My painting practice begins with an exploration of growth. For me, the artist is not the sole creator of the work, but more like a medium through which painting is allowed to become itself. My works often do not begin with a fixed image or theme. Instead, they slowly take shape through repeated traces, covering, erasure, touch, and looking, formed through time, material, the body, memory, and forces that cannot be fully named.
I grew up in China, and later lived in Vancouver, New York, and London. Constantly moving, adapting to new environments and relationships, made me aware from an early age that the stability of home, relationships, and identity is not always permanent. Many places I once thought I could stay in eventually became places I had to leave. Drifting has therefore become not only a condition of my life, but also a way of understanding painting.
I often think of the artist as a river.

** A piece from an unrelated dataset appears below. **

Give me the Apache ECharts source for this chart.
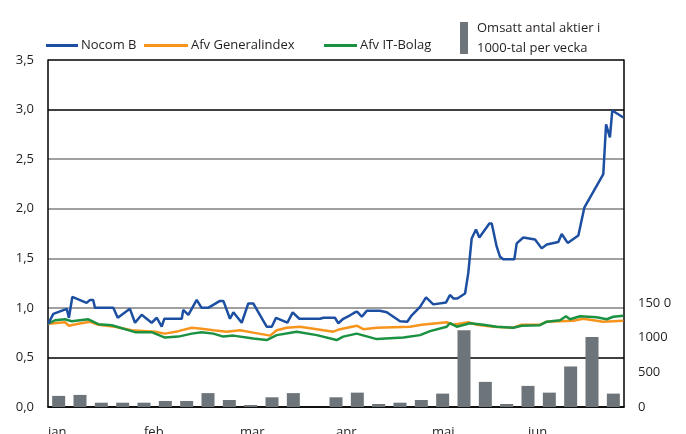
<!DOCTYPE html>
<html>
<head>
<meta charset="utf-8">
<script src="https://cdn.jsdelivr.net/npm/echarts@6/dist/echarts.min.js"></script>
<style>
  html, body { margin: 0; padding: 0; background: #fff; }
  #chart { width: 686px; height: 434px; }
</style>
</head>
<body>
<div id="chart"></div>
<script>
'use strict';

// month labels, one per 4.5 weeks on the x axis
let months = ['jan', 'feb', 'mar', 'apr', 'mai', 'jun'];

// [week, kurs]
let nocom = [
  [0.01, 0.84], [0.25, 0.94], [0.88, 0.99], [0.98, 0.90], [1.14, 1.11], [1.81, 1.05],
  [1.97, 1.08], [2.12, 1.08], [2.20, 1.00], [3.06, 1.00], [3.27, 0.90], [3.84, 0.99],
  [4.08, 0.85], [4.39, 0.93], [4.86, 0.85], [5.10, 0.90], [5.33, 0.81], [5.45, 0.89],
  [6.27, 0.89], [6.34, 0.98], [6.58, 0.93], [6.97, 1.08], [7.20, 1.00], [7.51, 1.00],
  [8.06, 1.07], [8.22, 1.07], [8.53, 0.89], [8.69, 0.955], [9.08, 0.85], [9.39, 1.045],
  [9.62, 1.045], [10.25, 0.81], [10.49, 0.81], [10.69, 0.90], [11.22, 0.85], [11.47, 0.955],
  [11.78, 0.89], [12.75, 0.89], [12.91, 0.90], [13.45, 0.90], [13.61, 0.845], [13.84, 0.89],
  [14.16, 0.925], [14.39, 0.955], [14.50, 0.96], [14.71, 0.91], [14.94, 0.97], [15.56, 0.97],
  [15.88, 0.955], [16.50, 0.865], [16.84, 0.86], [17.05, 0.925], [17.44, 1.01], [17.72, 1.105],
  [18.06, 1.035], [18.66, 1.055], [18.72, 1.05], [18.84, 1.13], [19.00, 1.095], [19.19, 1.095],
  [19.55, 1.145], [19.70, 1.35], [19.86, 1.70], [20.06, 1.79], [20.22, 1.71], [20.69, 1.85],
  [20.80, 1.85], [21.03, 1.62], [21.19, 1.515], [21.34, 1.49], [21.86, 1.49], [21.97, 1.65],
  [22.28, 1.71], [22.83, 1.69], [23.14, 1.60], [23.38, 1.64], [23.92, 1.665], [24.08, 1.745],
  [24.36, 1.655], [24.86, 1.73], [25.14, 2.01], [26.03, 2.35], [26.16, 2.85], [26.34, 2.72],
  [26.45, 2.99], [26.97, 2.92]
];

let generalindex = [
  [0.01, 0.84], [0.80, 0.855], [0.98, 0.82], [1.42, 0.84], [1.97, 0.86], [2.36, 0.83],
  [3.14, 0.81], [3.92, 0.775], [5.02, 0.76], [5.48, 0.74], [6.11, 0.765], [6.74, 0.80],
  [7.20, 0.79], [7.75, 0.775], [8.38, 0.76], [9.00, 0.775], [9.62, 0.75], [10.41, 0.72],
  [10.72, 0.775], [11.19, 0.80], [11.81, 0.81], [12.60, 0.785], [13.37, 0.76], [13.69, 0.785],
  [14.47, 0.82], [14.78, 0.785], [15.41, 0.80], [16.97, 0.81], [17.52, 0.83], [18.69, 0.855],
  [19.00, 0.83], [19.70, 0.855], [20.10, 0.83], [20.87, 0.81], [21.81, 0.80], [22.20, 0.83],
  [23.06, 0.83], [23.38, 0.86], [24.62, 0.87], [25.09, 0.89], [26.03, 0.86], [26.97, 0.87]
];

let itBolag = [
  [0.01, 0.84], [0.33, 0.875], [0.80, 0.885], [1.11, 0.865], [1.89, 0.885], [2.36, 0.835],
  [2.99, 0.825], [4.08, 0.755], [4.86, 0.755], [5.48, 0.70], [6.11, 0.71], [6.74, 0.74],
  [7.20, 0.755], [7.75, 0.74], [8.22, 0.71], [8.69, 0.72], [9.62, 0.69], [10.25, 0.675],
  [10.72, 0.725], [11.66, 0.76], [12.60, 0.725], [13.53, 0.675], [13.84, 0.71], [14.47, 0.74],
  [15.41, 0.685], [16.66, 0.70], [17.44, 0.725], [17.91, 0.765], [18.69, 0.81], [18.84, 0.845],
  [19.16, 0.81], [19.78, 0.845], [20.41, 0.83], [21.03, 0.81], [21.81, 0.80], [22.20, 0.82],
  [23.06, 0.825], [23.38, 0.86], [24.00, 0.875], [24.28, 0.915], [24.47, 0.885], [24.94, 0.915],
  [25.72, 0.905], [26.19, 0.885], [26.50, 0.91], [26.97, 0.92]
];

// weekly turnover, thousands of shares
let weeks = ['v1', 'v2', 'v3', 'v4', 'v5', 'v6', 'v7', 'v8', 'v9', 'v10', 'v11', 'v12', 'v13', 'v14',
  'v15', 'v16', 'v17', 'v18', 'v19', 'v20', 'v21', 'v22', 'v23', 'v24', 'v25', 'v26', 'v27'];
let volume = [160, 174, 62, 62, 62, 87, 87, 200, 101, 29, 140, 200, 0, 140,
  207, 43, 62, 101, 193, 1106, 362, 43, 304, 207, 584, 1010, 193];

let leftTicks = ['0,0', '0,5', '1,0', '1,5', '2,0', '2,5', '3,0', '3,5'];
let rightTicks = ['0', '500', '1000', '150 0'];

let font = 'Open Sans';
let textCol = '#231f20';

var dom = document.getElementById('chart');
var myChart = echarts.init(dom, null, { renderer: 'canvas' });

function lineLegend(name, left, w) {
  return {
    data: [name],
    left: left,
    top: 34,
    icon: 'rect',
    itemWidth: w,
    itemHeight: 3,
    itemGap: 0,
    textStyle: { fontFamily: font, fontSize: 13, color: textCol, padding: [0, 0, 0, -2] },
    selectedMode: false
  };
}

myChart.setOption({
  animation: false,
  legend: [
    lineLegend('Nocom B', 41, 32),
    lineLegend('Afv Generalindex', 139, 44),
    lineLegend('Afv IT-Bolag', 319, 33),
    {
      data: ['Omsatt antal aktier i\n1000-tal per vecka'],
      left: 455,
      top: 13,
      icon: 'rect',
      itemWidth: 8,
      itemHeight: 32,
      itemGap: 0,
      textStyle: { fontFamily: font, fontSize: 13, color: textCol, lineHeight: 20, padding: [0, 0, 0, 4] },
      selectedMode: false
    }
  ],
  grid: { left: 48, right: 62, top: 60, bottom: 27, outerBoundsMode: 'none', containLabel: false },
  xAxis: [{
    type: 'value',
    min: 0,
    max: 27,
    interval: 4.5,
    axisLine: { show: true, onZero: false, lineStyle: { color: '#000', width: 1.5 } },
    axisTick: { show: false },
    splitLine: { show: false },
    axisLabel: {
      margin: 19,
      align: 'left',
      fontFamily: font, fontSize: 13, color: textCol,
      formatter: function(v) { return months[Math.round(v / 4.5)] || ''; }
    }
  }, {
    type: 'category',
    data: weeks,
    show: false,
    boundaryGap: true
  }],
  yAxis: [{
    type: 'value',
    min: 0,
    max: 3.5,
    interval: 0.5,
    axisLine: { show: true, lineStyle: { color: '#000', width: 1.5 } },
    axisTick: { show: false },
    axisLabel: {
      margin: 14,
      fontFamily: font, fontSize: 13, color: textCol,
      formatter: function(v) { return leftTicks[Math.round(v / 0.5)]; }
    },
    splitLine: {
      show: true,
      showMinLine: true,
      showMaxLine: true,
      lineStyle: {
        width: 1.5,
        color: ['#000', '#000', '#808080', '#808080', '#808080', '#808080', '#000', '#000']
      }
    }
  }, {
    type: 'value',
    position: 'right',
    min: 0,
    max: 5000,
    interval: 500,
    axisLine: { show: true, lineStyle: { color: '#000', width: 1.5 } },
    axisTick: { show: false },
    splitLine: { show: false },
    axisLabel: {
      margin: 14,
      fontFamily: font, fontSize: 13, color: textCol,
      formatter: function(v) { return v <= 1500 ? rightTicks[Math.round(v / 500)] : ''; }
    }
  }],
  series: [{
    name: 'Omsatt antal aktier i\n1000-tal per vecka',
    type: 'bar',
    xAxisIndex: 1,
    yAxisIndex: 1,
    data: volume,
    barWidth: 13,
    itemStyle: { color: '#6d757a' }
  }, {
    name: 'Afv Generalindex',
    type: 'line',
    data: generalindex,
    showSymbol: false,
    color: '#f7941d',
    lineStyle: { width: 2.5 }
  }, {
    name: 'Afv IT-Bolag',
    type: 'line',
    data: itBolag,
    showSymbol: false,
    color: '#1b9142',
    lineStyle: { width: 2.5 }
  }, {
    name: 'Nocom B',
    type: 'line',
    data: nocom,
    showSymbol: false,
    color: '#1c4fa1',
    lineStyle: { width: 2.5 }
  }]
});
</script>
</body>
</html>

Everything we see, hear, experience, and lose enters the water like invisible minerals. The artwork is what grows from being irrigated by this river, like plants, flowers, and trees. It is never simply an expression of a fixed subject, but a living process of flow, sedimentation, and transformation.
I have gradually accepted my drifting, and also accepted the fate of continuing to grow within constant change. Painting has become a place where I rebuild strength. It does not repair loss, but allows loss, memory, identity, and time to meet again on the surface. For me, painting is a fearless act of becoming: a place where the unknown is not avoided, but entered, stayed with, and eventually allowed to grow into its own form.